In some situations, a bird will be feeding on a particular insect and that insect might be emerging earlier in the spring because it’s warmer. But the bird is not arriving on migration because instead of being triggered by warming, it’s being triggered by day length. Then when the bird gets there, the insects have all emerged and there is a dirth of prey for the birds to eat.

 

Mass Extinctions This Century?

WITH THIS ISSUE OF THINGS CAREENING OUT OF BALANCE, WE DON’T REALLY KNOW WHERE THIS IS GOING TO END UP BECAUSE WE HAVE NEVER BEEN IN A SITUATION LIKE THIS BEFORE AS HOMO SAPIENS.

That’s right because the change is so rapid.
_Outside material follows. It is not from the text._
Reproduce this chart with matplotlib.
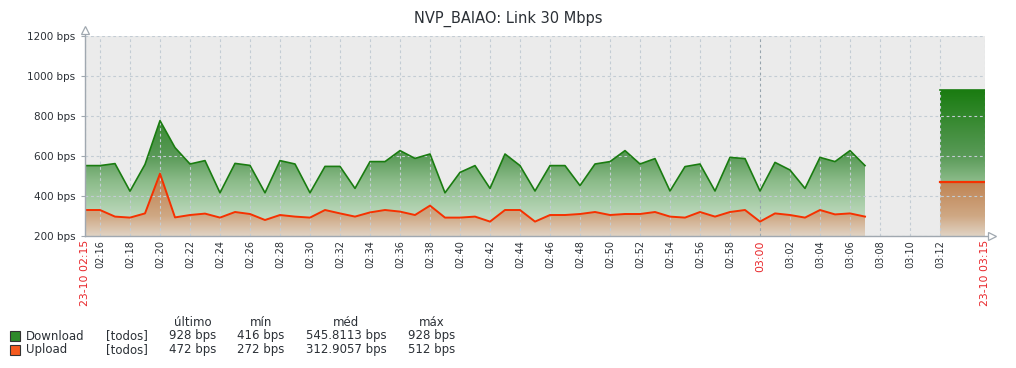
#!/usr/bin/env python3

import matplotlib
matplotlib.use('Agg')
import matplotlib.pyplot as plt
import numpy as np
from matplotlib.path import Path
from matplotlib.colors import LinearSegmentedColormap
from matplotlib.lines import Line2D

# minutes after 02:15
minutes = list(range(0, 53))
download = [552, 552, 562, 424, 558, 777, 642, 560, 577, 416, 563, 553,
            416, 577, 560, 416, 548, 548, 438, 572, 572, 627, 588, 610,
            416, 518, 552, 438, 610, 552, 425, 552, 552, 452, 560, 572,
            627, 560, 587, 425, 547, 560, 425, 593, 587, 425, 568, 530,
            438, 593, 572, 627, 552]
upload = [330, 330, 297, 292, 313, 512, 293, 305, 312, 292, 320, 310,
          280, 305, 297, 292, 330, 313, 297, 318, 330, 322, 305, 352,
          292, 292, 297, 272, 330, 330, 272, 305, 305, 310, 320, 305,
          310, 310, 320, 297, 292, 320, 297, 320, 330, 272, 313, 305,
          292, 330, 308, 313, 297]
# last block 03:12 - 03:15
last_minutes = [57, 60]
last_download = [928, 928]
last_upload = [472, 472]

tick_minutes = [0] + list(range(1, 59, 2)) + [60]
tick_labels = ['23-10 02:15'] + ['%02d:%02d' % divmod(135 + m, 60) for m in range(1, 59, 2)] + ['23-10 03:15']
red_labels = ['23-10 02:15', '03:00', '23-10 03:15']

legend_names = ['Download', 'Upload']
legend_last = ['928 bps', '472 bps']
legend_min = ['416 bps', '272 bps']
legend_avg = ['545.8113 bps', '312.9057 bps']
legend_max = ['928 bps', '512 bps']

green = '#1a7c11'
orange = '#f63100'
txt = '#2b3036'

# colour stops of the fill gradients (value, colour)
green_stops = [(200, '#d4e3d4'), (300, '#bcd8bc'), (472, '#8cbc8a'), (600, '#5a9a58'), (930, '#1a7c11')]
orange_stops = [(200, '#e0d3c4'), (300, '#cfa884'), (472, '#bf8352'), (520, '#b87a48')]

fig = plt.figure(figsize=(10.16, 3.68), dpi=100)
ax = fig.add_axes([85 / 1016, (368 - 236) / 368, 900 / 1016, 200 / 368])
ax.set_facecolor('#ebebeb')


def area(xs, ys, stops, z):
    verts = [(xs[0], 200)] + list(zip(xs, ys)) + [(xs[-1], 200), (xs[0], 200)]
    path = Path(verts)
    top = stops[-1][0]
    cmap = LinearSegmentedColormap.from_list(
        'g', [((v - 200) / (top - 200), c) for v, c in stops])
    yy = np.linspace(200, 1200, 1000)
    grad = np.clip((yy - 200) / (top - 200), 0, 1).reshape(-1, 1)
    im = ax.imshow(grad, cmap=cmap, vmin=0, vmax=1, origin='lower', aspect='auto',
                   extent=[0, 60, 200, 1200], zorder=z, interpolation='bilinear')
    im.set_clip_path(path, transform=ax.transData)


for xs, d in [(minutes, download), (last_minutes, last_download)]:
    area(xs, d, green_stops, 1)
for xs, u in [(minutes, upload), (last_minutes, last_upload)]:
    area(xs, u, orange_stops, 2)

ax.plot(minutes, download, color=green, lw=1.2, zorder=4)
ax.plot(last_minutes, last_download, color=green, lw=1.2, zorder=4)
ax.plot(minutes, upload, color=orange, lw=1.4, zorder=4)
ax.plot(last_minutes, last_upload, color=orange, lw=1.6, zorder=4)
ax.set_xlim(0, 60)
ax.set_ylim(200, 1200)

ax.set_yticks(range(200, 1201, 200))
ax.set_yticklabels(['%d bps' % v for v in range(200, 1201, 200)], fontsize=7.5, color=txt)
ax.set_xticks(tick_minutes)
ax.set_xticklabels(tick_labels, rotation=90, fontsize=7, va='top', ha='center')
for lab in ax.get_xticklabels():
    if lab.get_text() in red_labels:
        lab.set_color('#e8262a')
        lab.set_fontsize(7.8)
    else:
        lab.set_color(txt)
ax.tick_params(axis='x', length=0, pad=3)
ax.tick_params(axis='y', length=3, pad=4, color='#a0a8b0')

ax.grid(True, color='#c3ccd4', linestyle=(0, (2.5, 2.5)), lw=0.8, zorder=3)
ax.set_axisbelow(False)
for i, lab in enumerate(tick_labels):
    if lab == '03:00':
        ax.get_xgridlines()[i].set_color('#97a4ad')

for s in ['top', 'right', 'left', 'bottom']:
    ax.spines[s].set_visible(False)

# axis lines with open arrow heads
fig.add_artist(Line2D([85 / 1016, 85 / 1016], [(368 - 236) / 368, (368 - 32) / 368],
                      color='#a0a8b0', lw=1, transform=fig.transFigure))
fig.add_artist(Line2D([85 / 1016, 990 / 1016], [(368 - 236) / 368, (368 - 236) / 368],
                      color='#a0a8b0', lw=1, transform=fig.transFigure))
fig.add_artist(Line2D([85 / 1016], [(368 - 30) / 368], marker='^', ms=6, mfc='white',
                      mec='#a0a8b0', mew=0.9, transform=fig.transFigure))
fig.add_artist(Line2D([992 / 1016], [(368 - 236) / 368], marker='>', ms=6, mfc='white',
                      mec='#a0a8b0', mew=0.9, transform=fig.transFigure))

fig.text(508 / 1016, 1 - 19 / 368, 'NVP_BAIAO: Link 30 Mbps', fontsize=10.5,
         color=txt, ha='center', va='center')

# legend table
fs = 8.5
cols = [193, 261, 346, 432]
for x, h in zip(cols, ['último', 'mín', 'méd', 'máx']):
    fig.text(x / 1016, 1 - 322 / 368, h, fontsize=fs, color=txt, ha='center', va='center')
for i, (name, c) in enumerate(zip(legend_names, ['#2e8a2a', '#f55a1e'])):
    y = 336 + 14 * i
    fig.add_artist(plt.Rectangle((10 / 1016, 1 - (y + 5) / 368), 10 / 1016, 10 / 368,
                                 facecolor=c, edgecolor='#333333',
                                 lw=0.8, transform=fig.transFigure))
    fig.text(26 / 1016, 1 - y / 368, name, fontsize=fs, color=txt, va='center')
    fig.text(106 / 1016, 1 - y / 368, '[todos]', fontsize=fs, color=txt, va='center')
    vals = [legend_last[i], legend_min[i], legend_avg[i], legend_max[i]]
    for x, v in zip(cols, vals):
        fig.text(x / 1016, 1 - y / 368, v, fontsize=fs, color=txt, ha='center', va='center')

fig.savefig('out.png', dpi=100)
The species are having to adapt in such a fast time period that we really don’t know how they can adapt. The other thing that is going to happen is that even if we stopped CO2 from being emitted now, we would still have a lot of sea level rise because of the heating of the water in the oceans.

I think we are standing on the brink of a mass extinction event. I think the land mass is going to shrink because of the sea level coming up. It’s going to be a very different place. We’re going to have the climate of Oklahoma in Minnesota. So, obviously that’s going to make a big change to the people in Minnesota. And the people in Oklahoma are going to have a climate that is more similar to that in Mexico.”